My daughter is two years old and already understands what it feels like to be on Twitter. If that dummy tries to guard me out to the three-point line (her mini-trampoline, for bouncing) I just drive to the basket and show her all the advantages of not being 3’1. One of these days she’ll learn to take a charge. That’s when we start the Duke application.

— Christian D’Andrea

Come up with signals to yourself to differentiate your activities

One of the difficult things about working from home can be the melding of work time, play time, relaxing time, etc. If you have different habits or signals that tell yourself which one you’re doing — even as simple or silly as “I’m wearing this shirt, so I’m working” or “I’m over here in the apartment, so I’m playing games” — it can help tremendously in your brain to prevent everything from meshing together.

— Pete Volk

Be careful to separate your work/home life.

This can be one of the most difficult adjustments you need to make when working from home. The idea here is you don’t want to have either sides of your life bleed too much into the other. That might seem simple at first, but it’s far too easy to procrastinate at work and start watching a show, doing laundry, catching up on personal business — and then you’re behind in your professional life.
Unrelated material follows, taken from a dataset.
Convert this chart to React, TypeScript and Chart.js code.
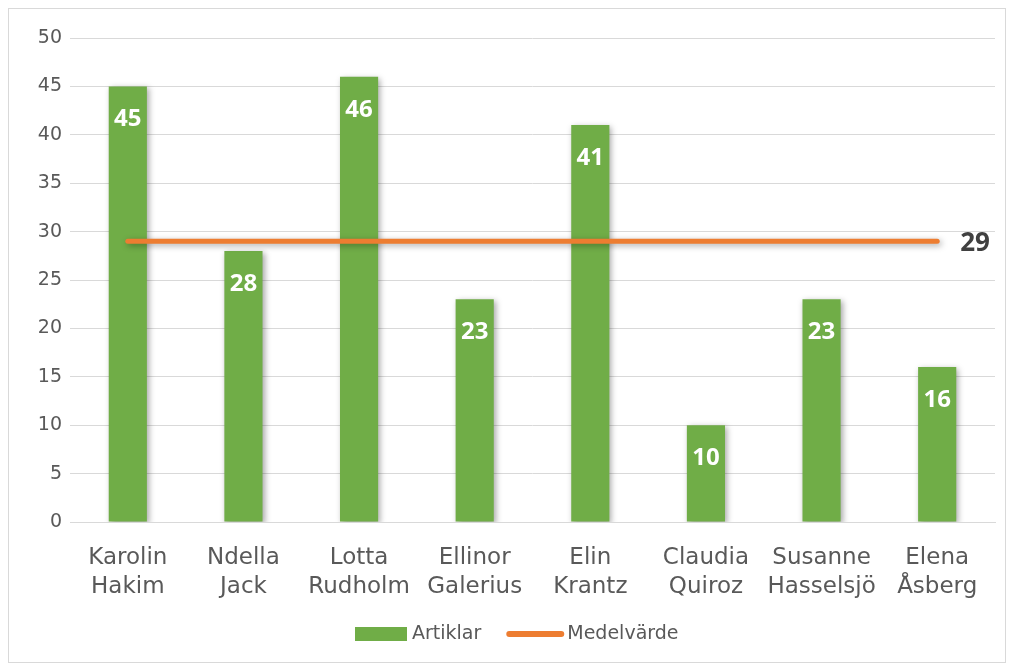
import React, { useEffect, useRef } from "react";
import { Chart, registerables } from "chart.js";

Chart.register(...registerables);

const categories: string[][] = [
  ["Karolin", "Hakim"],
  ["Ndella", "Jack"],
  ["Lotta", "Rudholm"],
  ["Ellinor", "Galerius"],
  ["Elin", "Krantz"],
  ["Claudia", "Quiroz"],
  ["Susanne", "Hasselsjö"],
  ["Elena", "Åsberg"],
];
const articles: number[] = [45, 28, 46, 23, 41, 10, 23, 16];
const average: number[] = [29, 29, 29, 29, 29, 29, 29, 29];
const seriesNames: string[] = ["Artiklar", "Medelvärde"];
const yTicks = { min: 0, max: 50, step: 5 };

const GREEN = "#70AD47";
const ORANGE = "#ED7D31";
const TEXT = "#595959";

export default function App() {
  const ref = useRef<HTMLCanvasElement | null>(null);

  useEffect(() => {
    if (!ref.current) return;

    const shadowPlugin = {
      id: "shadows",
      beforeDatasetDraw(chart: any) {
        const ctx = chart.ctx;
        ctx.save();
        ctx.shadowColor = "rgba(0,0,0,0.35)";
        ctx.shadowBlur = 6;
        ctx.shadowOffsetX = 2;
        ctx.shadowOffsetY = 2;
      },
      afterDatasetDraw(chart: any) {
        chart.ctx.restore();
      },
    };

    const labelPlugin = {
      id: "valueLabels",
      afterDatasetsDraw(chart: any) {
        const ctx = chart.ctx;
        ctx.save();
        const barMeta = chart.getDatasetMeta(0);
        ctx.fillStyle = "#ffffff";
        ctx.font = "bold 24px 'Open Sans'";
        ctx.textAlign = "center";
        ctx.textBaseline = "middle";
        barMeta.data.forEach((el: any, i: number) => {
          ctx.fillText(String(articles[i]), el.x, el.y + 33);
        });
        const lineMeta = chart.getDatasetMeta(1);
        const last = lineMeta.data[lineMeta.data.length - 1];
        ctx.fillStyle = "#404040";
        ctx.font = "bold 26px 'Open Sans'";
        ctx.textAlign = "left";
        ctx.fillText(String(average[average.length - 1]), last.x + 23, last.y + 2);
        ctx.restore();
      },
    };

    const legendPlugin = {
      id: "customLegend",
      afterDraw(chart: any) {
        const ctx = chart.ctx;
        ctx.save();
        ctx.font = "19px 'DejaVu Sans'";
        ctx.textBaseline = "middle";
        ctx.textAlign = "left";
        const cy = 625;
        let x = 346;
        // bar entry
        ctx.fillStyle = GREEN;
        ctx.fillRect(x, cy - 7, 52, 14);
        x += 52 + 5;
        ctx.fillStyle = TEXT;
        ctx.fillText(seriesNames[0], x, cy);
        x += ctx.measureText(seriesNames[0]).width + 28;
        // line entry
        ctx.strokeStyle = ORANGE;
        ctx.lineWidth = 6;
        ctx.lineCap = "round";
        ctx.beginPath();
        ctx.moveTo(x, cy);
        ctx.lineTo(x + 52, cy);
        ctx.stroke();
        x += 52 + 6;
        ctx.fillStyle = TEXT;
        ctx.fillText(seriesNames[1], x, cy);
        ctx.restore();
      },
    };

    const chart = new Chart(ref.current, {
      type: "bar",
      data: {
        labels: categories,
        datasets: [
          {
            type: "bar",
            label: seriesNames[0],
            data: articles,
            backgroundColor: GREEN,
            borderWidth: 0,
            categoryPercentage: 1,
            barPercentage: 0.33,
            order: 1,
          },
          {
            type: "line",
            label: seriesNames[1],
            data: average,
            borderColor: ORANGE,
            backgroundColor: ORANGE,
            borderWidth: 5,
            borderCapStyle: "round",
            pointRadius: 0,
            pointHoverRadius: 0,
            order: 0,
          } as any,
        ],
      },
      options: {
        animation: false,
        responsive: false,
        maintainAspectRatio: false,
        layout: { padding: { top: 29, right: 10, bottom: 52, left: 0 } },
        plugins: {
          tooltip: { enabled: false },
          legend: { display: false },
        },
        scales: {
          x: {
            grid: { display: false },
            border: { display: true, color: "#d9d9d9", width: 1 },
            ticks: {
              color: TEXT,
              font: { family: "'DejaVu Sans'", size: 23, lineHeight: 1.25 },
              padding: 14,
              maxRotation: 0,
              autoSkip: false,
            },
            afterFit(scale: any) {
              scale.height = 88;
            },
          },
          y: {
            min: yTicks.min,
            max: yTicks.max,
            grid: { color: "#d9d9d9", lineWidth: 1, drawTicks: false },
            border: { display: false },
            ticks: {
              stepSize: yTicks.step,
              color: TEXT,
              font: { family: "'DejaVu Sans'", size: 19 },
              padding: 8,
            },
            afterFit(scale: any) {
              scale.width = 61;
            },
          },
        },
      },
      plugins: [shadowPlugin, labelPlugin, legendPlugin],
    } as any);

    return () => chart.destroy();
  }, []);

  return (
    <div
      style={{
        width: 998,
        height: 655,
        border: "1px solid #d9d9d9",
        boxSizing: "border-box",
      }}
    >
      <canvas ref={ref} width={996} height={653} style={{ display: "block" }} />
    </div>
  );
}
However, I’ve found it’s far worse to be tempted into working during times when you’re normally relaxing at home. It’s so easy to say “I’ll get a little more work done,” then realize you’ve spent multiple hours during your normal relaxation time on professional tasks. This is bad for two main reasons: Firstly, you’re going to be prone to burnout by spending too much time on work. Secondly, you might start to resent your work and start to feel like your home isn’t even your sanctuary anymore.

To avoid this I recommend not working somewhere you normally have enjoyment, and strictly dictate your work/relaxation time. You’ll thank me later.